Directions >> Open with the line that has "Rebuild this chart"; close with the line that has "mec=red, zorder=3, clip_on=False)". Retype those lines exactly, images excluded.

╔══

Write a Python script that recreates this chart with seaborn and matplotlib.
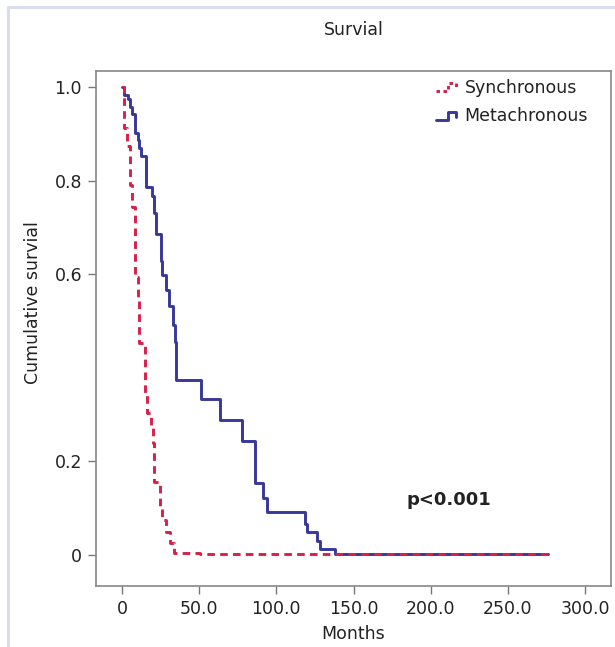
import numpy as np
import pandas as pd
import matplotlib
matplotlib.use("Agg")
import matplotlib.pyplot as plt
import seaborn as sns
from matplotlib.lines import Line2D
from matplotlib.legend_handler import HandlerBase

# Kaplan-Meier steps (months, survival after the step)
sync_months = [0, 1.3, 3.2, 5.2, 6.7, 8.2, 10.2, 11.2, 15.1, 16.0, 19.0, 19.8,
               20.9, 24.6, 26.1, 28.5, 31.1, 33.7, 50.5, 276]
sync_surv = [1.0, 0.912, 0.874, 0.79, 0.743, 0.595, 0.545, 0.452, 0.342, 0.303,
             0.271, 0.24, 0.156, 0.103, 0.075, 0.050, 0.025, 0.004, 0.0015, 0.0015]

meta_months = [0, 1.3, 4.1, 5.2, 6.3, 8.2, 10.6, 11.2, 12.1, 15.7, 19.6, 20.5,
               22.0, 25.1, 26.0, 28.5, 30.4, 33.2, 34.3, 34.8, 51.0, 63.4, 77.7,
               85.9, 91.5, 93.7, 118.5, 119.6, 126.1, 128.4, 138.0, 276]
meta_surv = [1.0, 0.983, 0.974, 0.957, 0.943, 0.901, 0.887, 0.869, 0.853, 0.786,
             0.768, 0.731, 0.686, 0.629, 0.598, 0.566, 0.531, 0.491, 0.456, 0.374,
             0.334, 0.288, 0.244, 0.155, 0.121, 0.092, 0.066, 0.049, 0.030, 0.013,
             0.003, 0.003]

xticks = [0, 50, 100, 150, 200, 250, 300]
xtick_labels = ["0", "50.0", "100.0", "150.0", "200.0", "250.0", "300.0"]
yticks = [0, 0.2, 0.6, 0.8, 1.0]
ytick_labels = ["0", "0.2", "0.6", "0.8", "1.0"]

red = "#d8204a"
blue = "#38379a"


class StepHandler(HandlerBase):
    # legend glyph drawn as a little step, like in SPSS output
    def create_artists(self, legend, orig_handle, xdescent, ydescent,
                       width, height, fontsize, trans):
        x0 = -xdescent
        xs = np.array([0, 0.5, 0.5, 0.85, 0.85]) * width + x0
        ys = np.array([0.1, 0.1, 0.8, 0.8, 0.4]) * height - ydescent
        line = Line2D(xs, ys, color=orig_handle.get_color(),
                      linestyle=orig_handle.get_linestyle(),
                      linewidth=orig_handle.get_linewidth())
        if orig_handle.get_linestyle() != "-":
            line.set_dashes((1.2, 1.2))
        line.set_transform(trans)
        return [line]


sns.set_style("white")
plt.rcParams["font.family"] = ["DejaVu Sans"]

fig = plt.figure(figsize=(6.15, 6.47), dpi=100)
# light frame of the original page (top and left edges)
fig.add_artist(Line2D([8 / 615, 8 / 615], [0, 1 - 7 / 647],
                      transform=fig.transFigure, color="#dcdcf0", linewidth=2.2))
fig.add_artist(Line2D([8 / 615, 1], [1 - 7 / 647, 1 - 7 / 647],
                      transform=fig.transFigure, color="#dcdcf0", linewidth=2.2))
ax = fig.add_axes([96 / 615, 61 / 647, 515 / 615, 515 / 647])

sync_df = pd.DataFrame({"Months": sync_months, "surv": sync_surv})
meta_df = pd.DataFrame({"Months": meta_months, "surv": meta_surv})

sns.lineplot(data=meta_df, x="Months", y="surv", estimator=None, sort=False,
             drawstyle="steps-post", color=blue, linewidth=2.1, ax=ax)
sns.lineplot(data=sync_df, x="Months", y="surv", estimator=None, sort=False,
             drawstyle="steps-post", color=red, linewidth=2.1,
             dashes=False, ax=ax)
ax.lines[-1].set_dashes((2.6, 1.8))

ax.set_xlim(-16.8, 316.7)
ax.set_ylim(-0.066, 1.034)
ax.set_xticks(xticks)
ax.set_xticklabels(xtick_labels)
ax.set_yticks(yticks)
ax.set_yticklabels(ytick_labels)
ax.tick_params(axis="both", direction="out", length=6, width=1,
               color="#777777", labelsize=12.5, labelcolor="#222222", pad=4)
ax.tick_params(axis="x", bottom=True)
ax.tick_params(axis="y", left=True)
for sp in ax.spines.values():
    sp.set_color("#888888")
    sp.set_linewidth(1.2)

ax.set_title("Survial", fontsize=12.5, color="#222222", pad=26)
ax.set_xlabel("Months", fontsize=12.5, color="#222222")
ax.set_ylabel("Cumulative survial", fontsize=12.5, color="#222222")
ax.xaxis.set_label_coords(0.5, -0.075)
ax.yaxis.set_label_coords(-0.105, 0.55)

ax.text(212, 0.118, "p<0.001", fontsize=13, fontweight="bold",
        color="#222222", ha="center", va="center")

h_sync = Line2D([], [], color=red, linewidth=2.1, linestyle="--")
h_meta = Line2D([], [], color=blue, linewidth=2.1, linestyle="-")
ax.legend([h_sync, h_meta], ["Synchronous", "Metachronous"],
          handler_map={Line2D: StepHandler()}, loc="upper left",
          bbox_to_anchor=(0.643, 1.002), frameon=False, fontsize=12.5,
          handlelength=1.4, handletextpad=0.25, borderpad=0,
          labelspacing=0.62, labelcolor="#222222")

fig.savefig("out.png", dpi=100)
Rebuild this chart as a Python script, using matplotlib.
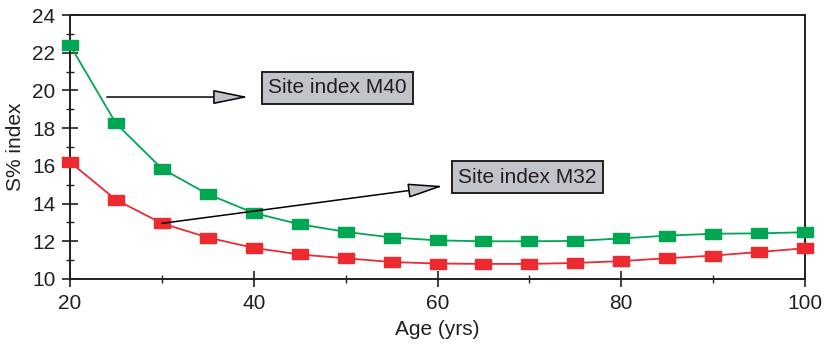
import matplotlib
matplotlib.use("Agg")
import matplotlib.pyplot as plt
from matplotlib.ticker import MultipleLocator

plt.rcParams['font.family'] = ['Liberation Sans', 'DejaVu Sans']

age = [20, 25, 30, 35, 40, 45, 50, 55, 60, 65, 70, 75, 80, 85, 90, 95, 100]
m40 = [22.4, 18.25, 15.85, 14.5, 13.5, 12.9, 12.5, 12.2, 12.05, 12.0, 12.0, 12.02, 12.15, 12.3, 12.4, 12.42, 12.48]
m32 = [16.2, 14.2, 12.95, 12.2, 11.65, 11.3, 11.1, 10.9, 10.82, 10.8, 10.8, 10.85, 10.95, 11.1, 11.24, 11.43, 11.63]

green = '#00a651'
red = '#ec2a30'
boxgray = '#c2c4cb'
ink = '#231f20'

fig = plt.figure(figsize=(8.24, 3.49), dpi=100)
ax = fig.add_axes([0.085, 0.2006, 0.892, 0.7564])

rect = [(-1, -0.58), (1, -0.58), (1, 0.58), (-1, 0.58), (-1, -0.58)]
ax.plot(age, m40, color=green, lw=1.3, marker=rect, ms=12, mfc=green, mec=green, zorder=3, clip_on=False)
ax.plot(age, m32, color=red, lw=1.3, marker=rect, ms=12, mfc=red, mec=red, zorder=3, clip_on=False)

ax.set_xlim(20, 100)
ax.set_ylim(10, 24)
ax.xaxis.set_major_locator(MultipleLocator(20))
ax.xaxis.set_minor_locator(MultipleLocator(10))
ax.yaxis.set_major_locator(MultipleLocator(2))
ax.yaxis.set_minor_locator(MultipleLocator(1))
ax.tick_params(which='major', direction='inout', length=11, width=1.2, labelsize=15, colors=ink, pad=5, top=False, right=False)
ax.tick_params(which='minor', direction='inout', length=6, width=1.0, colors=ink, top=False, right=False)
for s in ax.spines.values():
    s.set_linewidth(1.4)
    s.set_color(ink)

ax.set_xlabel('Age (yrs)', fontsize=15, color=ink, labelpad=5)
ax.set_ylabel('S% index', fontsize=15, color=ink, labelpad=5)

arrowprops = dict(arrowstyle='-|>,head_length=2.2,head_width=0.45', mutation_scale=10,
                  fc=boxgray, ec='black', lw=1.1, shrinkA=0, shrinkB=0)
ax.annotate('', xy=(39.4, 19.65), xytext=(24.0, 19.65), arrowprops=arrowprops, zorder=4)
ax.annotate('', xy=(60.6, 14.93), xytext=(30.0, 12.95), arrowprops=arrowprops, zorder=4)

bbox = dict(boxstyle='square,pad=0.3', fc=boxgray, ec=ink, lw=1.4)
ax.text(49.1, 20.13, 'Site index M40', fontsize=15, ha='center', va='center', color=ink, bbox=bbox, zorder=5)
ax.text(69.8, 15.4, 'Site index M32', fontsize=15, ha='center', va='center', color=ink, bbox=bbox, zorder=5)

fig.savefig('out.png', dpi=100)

╚══

The completed task >>
Rebuild this chart as a Python script, using matplotlib.
import matplotlib
matplotlib.use("Agg")
import matplotlib.pyplot as plt
from matplotlib.ticker import MultipleLocator

plt.rcParams['font.family'] = ['Liberation Sans', 'DejaVu Sans']

age = [20, 25, 30, 35, 40, 45, 50, 55, 60, 65, 70, 75, 80, 85, 90, 95, 100]
m40 = [22.4, 18.25, 15.85, 14.5, 13.5, 12.9, 12.5, 12.2, 12.05, 12.0, 12.0, 12.02, 12.15, 12.3, 12.4, 12.42, 12.48]
m32 = [16.2, 14.2, 12.95, 12.2, 11.65, 11.3, 11.1, 10.9, 10.82, 10.8, 10.8, 10.85, 10.95, 11.1, 11.24, 11.43, 11.63]

green = '#00a651'
red = '#ec2a30'
boxgray = '#c2c4cb'
ink = '#231f20'

fig = plt.figure(figsize=(8.24, 3.49), dpi=100)
ax = fig.add_axes([0.085, 0.2006, 0.892, 0.7564])

rect = [(-1, -0.58), (1, -0.58), (1, 0.58), (-1, 0.58), (-1, -0.58)]
ax.plot(age, m40, color=green, lw=1.3, marker=rect, ms=12, mfc=green, mec=green, zorder=3, clip_on=False)
ax.plot(age, m32, color=red, lw=1.3, marker=rect, ms=12, mfc=red, mec=red, zorder=3, clip_on=False)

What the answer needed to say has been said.